The table definition DDL for this illustration is as follows:

     CREATE TABLE MVCompress (
       StreetAddress VARCHAR(40),
       City          CHARACTER(20) COMPRESS (’New York’,
                     ’Los Angeles’, ’Chicago’) NOT NULL,
       StateCode     CHARACTER(2));


As you can see, all the possible combinations of bit patterns are used to identify and locate the values. For this particular example, the bit patterns and their corresponding values are those indicated in the following table:

FOR this pattern of presence bits … The value for City is … AND stored in …
                    00 not compressed. the row.
                    01 ’Chicago’ and is compressed the table header.
                    10 ’Los Angeles’ and is compressed the table header.
                    11 ’New York’ and is compressed the table header.

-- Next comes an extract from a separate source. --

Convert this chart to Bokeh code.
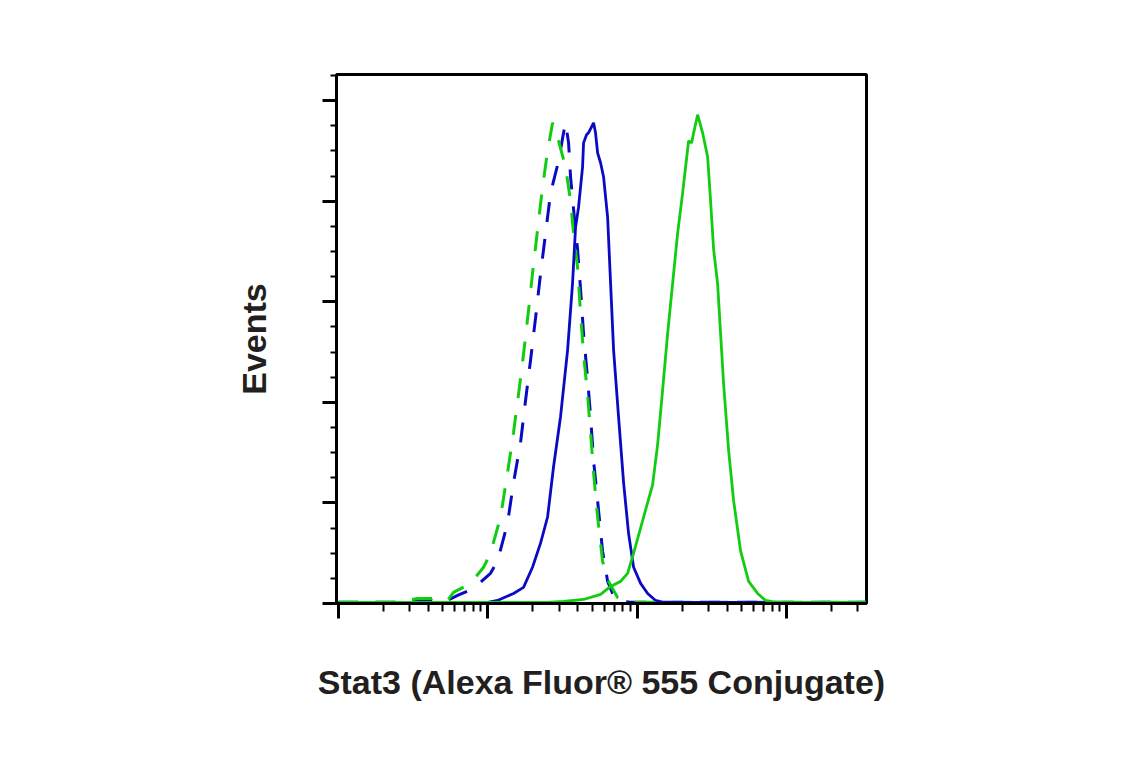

From the perspective of the row header, the best policy is to compress the highest number of values in each octet bit array, because doing so does not add any more space in the row header (nor does null compression, which is handled by presence bits in the row header for each row). In other words, the best practice is to optimize multivalued compression for 1, 3, 7, 15, 31, 63, 127, or 255 values. You should evaluate all these possibilities to determine which yields the best compression for a particular column.

You must also take into account the number of bytes compression transfers to the table header, because those bytes count against the maximum row length of 1 MB.

Systems using small cylinders have a maximum row length of 64 KB.

The compressed values are stored adjacent to one another in ascending value order and descending order of field size following the end of Field5 in the table header.